As our interest in understanding susceptibility factors grows, research examining modifiers of the associations between Pb, meHg, As, and Mn and children’s neurobehavior is also expanding. Of the modifiers examined, sex was most commonly investigated. However, the evidence for sex-specific effects was mixed for all four metals, likely due in part to heterogeneity in the timing of exposure, neurobehavioral domains assessed, and ages of the participants at time of outcome assessment. Seven studies, however, evaluated both multiple exposure windows and sex-specific effects for Pb [65••], Hg [70••], or Mn [20••, 55, 56, 58, 64•]. More research examining multiple exposure time points together with sex-specific effects could help characterize sexually dimorphic relationships.

Although few studies evaluated exposure timing, potential windows of susceptibility were identified for Pb [19••, 29, 30, 65••], Hg [40, 44], As [25, 27••], and Mn [19••, 20••, 56, 58, 64•]. The majority of recent research also measured outcomes at only one time point and the time frame between exposure and outcome assessment was short. Yet effects of environmental exposures on neurodevelopment could span across childhood and early adulthood [21]. Thus, while more challenging and resource-intensive, studies measuring both exposures and outcomes at multiple time points are warranted.

Despite recent expansions to the literature on co-exposures that include studies using statistical mixtures methods to investigate joint exposure [17••, 19••, 27••, 28, 34••], research remains limited. Similarly, recent research on genetic modifiers, investigated in only five of the reviewed meHg studies [47, 48••, 49, 50, 51••], is sparse. Both of these areas represent ripe opportunities for future work.

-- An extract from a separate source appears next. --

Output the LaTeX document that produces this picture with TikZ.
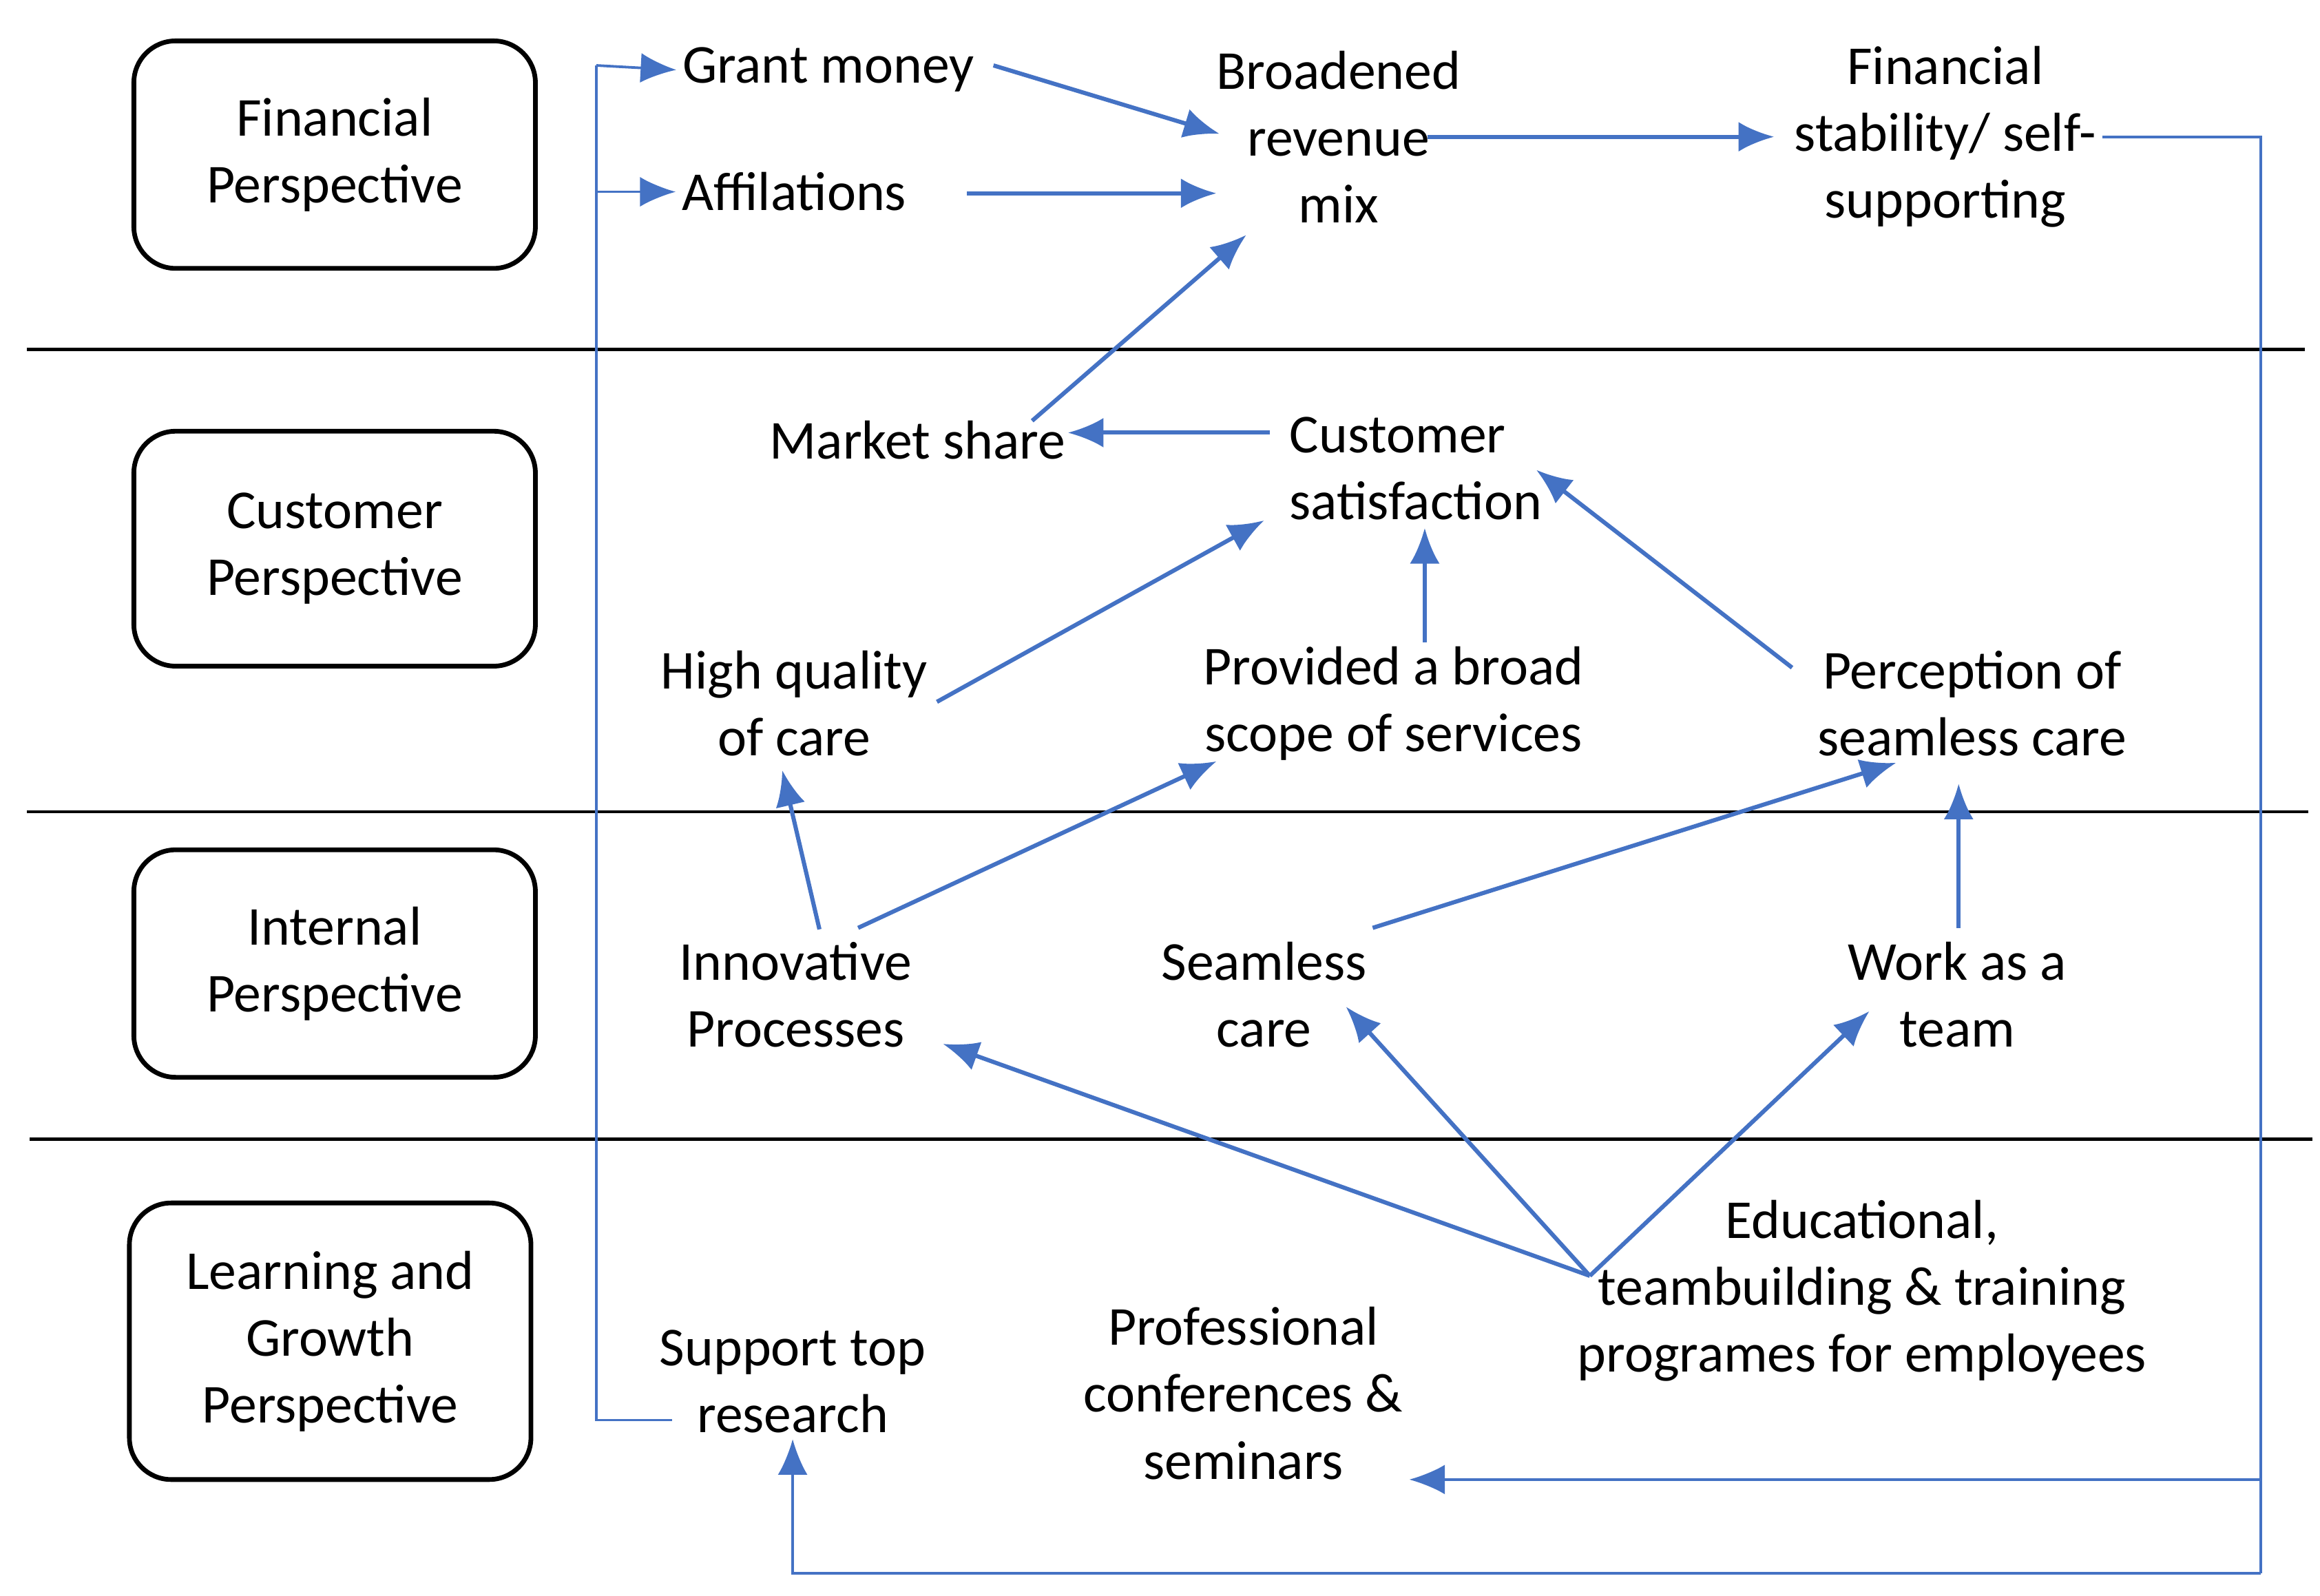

In summary, our understanding of susceptibility to the neurodevelopmental effects of metals exposure is growing, but considerable gaps remain. Many studies conducted to date may not have been specifically designed to evaluate effect modification and may therefore lack statistical power. Larger prospective studies (n > 500) designed to address susceptibility factors may help unravel the complexity in metals-neurodevelopment associations. As we progress toward investigating the effects of the exposome, it is imperative that modifying factors be more fully examined. Characterizing susceptible subpopulations is critical for identifying biological mechanisms and is fundamental for the protection of public health.